Task details
All lines from the beginning of the listing through the line with "14, 16, 18];" are to be copied word for word; the pictures are not.
** start Data excerpt **
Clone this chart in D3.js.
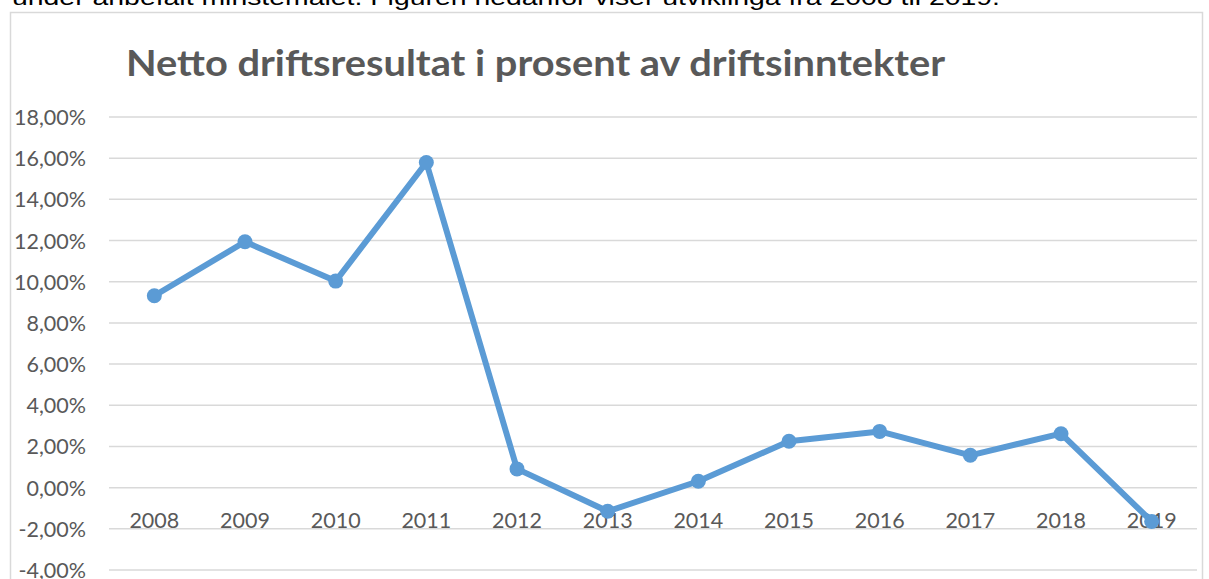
<!DOCTYPE html>
<html>
<head>
<meta charset="utf-8">
<script src="https://cdn.jsdelivr.net/npm/d3@7"></script>
<style>
  html, body { margin: 0; padding: 0; background: #fff; }
  svg { display: block; }
</style>
</head>
<body>
<svg id="chart" width="1209" height="579"></svg>
<script>
const years = ['2008', '2009', '2010', '2011', '2012', '2013', '2014', '2015', '2016', '2017', '2018', '2019'];
const values = [9.32, 11.94, 10.03, 15.79, 0.91, -1.15, 0.31, 2.25, 2.73, 1.57, 2.62, -1.64];
const yTicks = [-4, -2, 0, 2, 4, 6, 8, 10, 12, 14, 16, 18];

const title = 'Netto driftsresultat i prosent av driftsinntekter';
const introText = 'under anbefalt minstemålet. Figuren nedanfor viser utviklinga fra 2008 til 2019.';

const svg = d3.select('#chart');
const labelFont = 'Lato, "Open Sans", sans-serif';

// text above the chart (cut off at the top, as in the source page)
svg.append('text')
  .attr('x', 12)
  .attr('y', 5)
  .attr('font-family', '"Liberation Sans", Arial, sans-serif')
  .attr('font-size', 22)
  .attr('fill', '#000')
  .attr('textLength', 988)
  .attr('lengthAdjust', 'spacingAndGlyphs')
  .text(introText);

// chart frame
svg.append('rect')
  .attr('x', 10.5)
  .attr('y', 12.5)
  .attr('width', 1192)
  .attr('height', 600)
  .attr('fill', 'none')
  .attr('stroke', '#d9d9d9')
  .attr('stroke-width', 1.5);

let x = d3.scaleBand().domain(years).range([109, 1197]);
let y = d3.scaleLinear().domain([-4, 18]).range([570, 117]);
const cx = (d) => x(d) + x.bandwidth() / 2;

// gridlines
svg.append('g')
  .selectAll('line')
  .data(yTicks)
  .join('line')
  .attr('x1', 109)
  .attr('x2', 1197)
  .attr('y1', (d) => y(d))
  .attr('y2', (d) => y(d))
  .attr('stroke', '#d9d9d9')
  .attr('stroke-width', 1.5);

// y labels
svg.append('g')
  .selectAll('text')
  .data(yTicks)
  .join('text')
  .attr('x', 86)
  .attr('y', (d) => y(d) + 8)
  .attr('text-anchor', 'end')
  .attr('font-family', labelFont)
  .attr('font-size', 21.5)
  .attr('fill', '#595959')
  .text((d) => d.toFixed(2).replace('.', ',') + '%');

// x labels sit just under the zero line
svg.append('g')
  .selectAll('text')
  .data(years)
  .join('text')
  .attr('x', (d) => cx(d))
  .attr('y', y(0) + 40)
  .attr('text-anchor', 'middle')
  .attr('font-family', labelFont)
  .attr('font-size', 21.5)
  .attr('fill', '#595959')
  .text((d) => d);

// title
svg.append('text')
  .attr('x', 126)
  .attr('y', 76)
  .attr('font-family', labelFont)
  .attr('font-weight', 700)
  .attr('font-size', 36)
  .attr('fill', '#595959')
  .attr('textLength', 819)
  .attr('lengthAdjust', 'spacingAndGlyphs')
  .text(title);

// line + markers
const points = years.map((yr, i) => ({ year: yr, value: values[i] }));
const line = d3.line().x((d) => cx(d.year)).y((d) => y(d.value));

svg.append('path')
  .datum(points)
  .attr('d', line)
  .attr('fill', 'none')
  .attr('stroke', '#5b9bd5')
  .attr('stroke-width', 6)
  .attr('stroke-linejoin', 'round');

svg.append('g')
  .selectAll('circle')
  .data(points)
  .join('circle')
  .attr('cx', (d) => cx(d.year))
  .attr('cy', (d) => y(d.value))
  .attr('r', 7.5)
  .attr('fill', '#5b9bd5');
</script>
</body>
</html>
** end Data excerpt **
Output of the task
Clone this chart in D3.js.
<!DOCTYPE html>
<html>
<head>
<meta charset="utf-8">
<script src="https://cdn.jsdelivr.net/npm/d3@7"></script>
<style>
  html, body { margin: 0; padding: 0; background: #fff; }
  svg { display: block; }
</style>
</head>
<body>
<svg id="chart" width="1209" height="579"></svg>
<script>
const years = ['2008', '2009', '2010', '2011', '2012', '2013', '2014', '2015', '2016', '2017', '2018', '2019'];
const values = [9.32, 11.94, 10.03, 15.79, 0.91, -1.15, 0.31, 2.25, 2.73, 1.57, 2.62, -1.64];
const yTicks = [-4, -2, 0, 2, 4, 6, 8, 10, 12, 14, 16, 18];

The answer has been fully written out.